The news that BMW has won the bid to become to official vehicle supplier to the 2012 London Olympics is a serious disappointment.

Not because there’s likely to be much wrong with the next-generation 1-series and 3-series, but because the Blue Propeller has succeeded in crowding out a much more innovative rival.

Nissan was one of the 2012 bidders, promising to supply a fleet of 4000 vehicles, at least 2000 of which would have been the Nissan LEAF electric hatch.
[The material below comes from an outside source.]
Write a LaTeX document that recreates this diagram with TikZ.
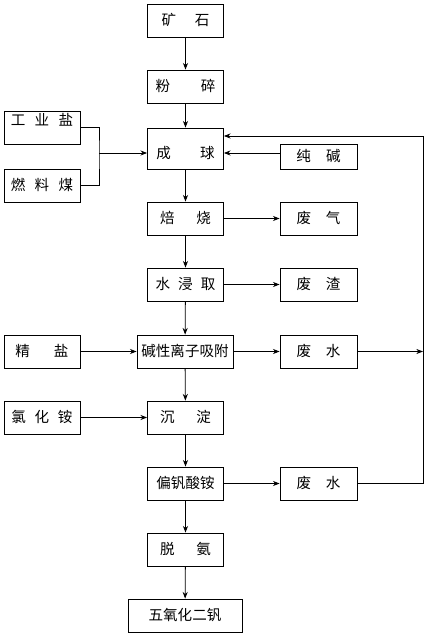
\documentclass[tikz,border=0pt]{standalone}
\usepackage{fontspec}
\newfontfamily\cjk{Noto Sans CJK SC}
\usepackage{tikz}
\usetikzlibrary{arrows.meta}
\tikzset{
  flow-box/.style={draw=black, line width=0.6pt, inner sep=0pt,
    minimum width=57pt, minimum height=24.75pt, text height=9.5pt, text depth=2pt,
    font=\cjk\fontsize{10.9pt}{13pt}\selectfont},
  flow-arrow/.style={-{Stealth[length=5pt,width=3.8pt]}, line width=0.6pt},
  flow-line/.style={line width=0.6pt}
}

\begin{document}
\begin{tikzpicture}[x=0.75pt, y=-0.75pt]
  \useasboundingbox (0,0) rectangle (426,640);

  % --- Main process column ---
  \node[flow-box] (kuangshi) at (185.5,20.5) {矿\hspace{1.3em}石};
  \node[flow-box] (fensui) at (185.5,86.5) {粉\hspace{2.1em}碎};
  \node[flow-box, minimum height=30.75pt, text height=16.3pt] (chengqiu) at (185.5,148.5) {成\hspace{2em}球};
  \node[flow-box] (beishao) at (185.5,218.5) {焙\hspace{1.5em}烧};
  \node[flow-box] (jinqu) at (185.5,284.5) {水\hspace{0.55em}浸\hspace{0.55em}取};
  \node[flow-box, minimum width=72pt] (xifu) at (185,351.5) {碱性离子吸附};
  \node[flow-box] (chendian) at (185.5,417.5) {沉\hspace{1.5em}淀};
  \node[flow-box] (pianfan) at (185.5,483.5) {偏钒酸铵};
  \node[flow-box] (tuoan) at (185.5,549.5) {脱\hspace{1.5em}氨};
  \node[flow-box, minimum width=85.5pt] (wuyang) at (185,615.5) {五氧化二钒};

  % --- Additives on the left ---
  \node[flow-box, text depth=13.2pt] (gongyeyan) at (42,127.5) {工\hspace{0.65em}业\hspace{0.65em}盐};
  \node[flow-box] (ranliaomei) at (42,185.5) {燃\hspace{0.65em}料\hspace{0.65em}煤};
  \node[flow-box] (jingyan) at (42,351.5) {精\hspace{1.65em}盐};
  \node[flow-box] (lvhuaan) at (42,417.5) {氯\hspace{0.6em}化\hspace{0.6em}铵};

  % --- Inputs and wastes on the right ---
  \node[flow-box, minimum width=57.75pt, minimum height=18.75pt] (chunjian) at (318.5,156.5) {纯\hspace{1.05em}碱};
  \node[flow-box, minimum width=57.75pt] (feiqi) at (318.5,218.5) {废\hspace{1em}气};
  \node[flow-box, minimum width=57.75pt] (feizha) at (318.5,284.5) {废\hspace{1em}渣};
  \node[flow-box, minimum width=57.75pt] (feishui) at (318.5,351.5) {废\hspace{1em}水};
  \node[flow-box, minimum width=57.75pt] (feishuib) at (318.5,483.5) {废\hspace{1em}水};

  % Junction points
  \coordinate (merge) at (99,153);
  \coordinate (ret) at (423,136);

  % Main flow
  \draw[flow-arrow] (kuangshi) -- (fensui);
  \draw[flow-arrow] (fensui) -- (chengqiu);
  \draw[flow-arrow] (chengqiu) -- (beishao);
  \draw[flow-arrow] (beishao) -- (jinqu);
  \draw[flow-arrow] (jinqu) -- (xifu);
  \draw[flow-arrow] (xifu) -- (chendian);
  \draw[flow-arrow] (chendian) -- (pianfan);
  \draw[flow-arrow] (pianfan) -- (tuoan);
  \draw[flow-arrow] (tuoan) -- (wuyang);

  % Feeds into pelletising
  \draw[flow-line] (gongyeyan.east) -| (merge) |- (ranliaomei.east);
  \draw[flow-arrow] (merge) -- (merge -| chengqiu.west);
  \draw[flow-arrow] (chunjian.west |- merge) -- (chengqiu.east |- merge);

  % Side feeds and wastes
  \draw[flow-arrow] (beishao) -- (feiqi);
  \draw[flow-arrow] (jinqu) -- (feizha);
  \draw[flow-arrow] (jingyan) -- (xifu);
  \draw[flow-arrow] (xifu) -- (feishui);
  \draw[flow-arrow] (lvhuaan) -- (chendian);
  \draw[flow-arrow] (pianfan) -- (feishuib);

  % Waste water recycled
  \draw[flow-arrow] (feishui.east) -- (feishui.east -| ret);
  \draw[flow-arrow] (feishuib.east) -| (ret) -- (ret -| chengqiu.east);
\end{tikzpicture}
\end{document}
Had Nissan won, French electricity supplier EDF would have helped install charging points through the capital.

The upshot would have been a huge boost for electric car infrastructure in the capital – a city with some of the worst diesel-fired pollution in Europe.

The infrastructure would have lasted long after the games had departed, opening the way for electric delivery vehicles and taxis as well as releasing 2000 barely-used LEAFs onto the second hand market.

As Autocar reports, 2012 sources actively dismissed the idea of using electric vehicles as unreliable and unproven.

Really? I drive the LEAF prototype last month and it was hugely impressive. Moreover the car’s standard range would have coped with five return journeys from central London to the Olympic site on a single charge.

And with the use of three-phase charging points, the re-charge time would have been just a couple of hours.

Worse still, Nissan is considering building the LEAF in Sunderland, partly because Nissan will be building LEAF batteries at the plant. Let’s hope the chances of building the LEAF in Britain hasn’t been harmed.

So we could have had 2000 UK-built electric vehicles running around at the 2012 games. Indeed, Boris Johnson wanted to see a mass take-up of electric vehicles in 2012, but it seems the London Organising Committee of the Olympic Games and Paralympic Games (LOCOG) are making decisions that affect the future of the capital, not the democratically elected London Mayor.

The simple truth is that BMW outbid Nissan to win the deal. LOCOG has traded a fat cash contribution for a once in a generation chance to install an electric vehicle infrastructure.

So much for the 2012 Olympic ‘legacy’.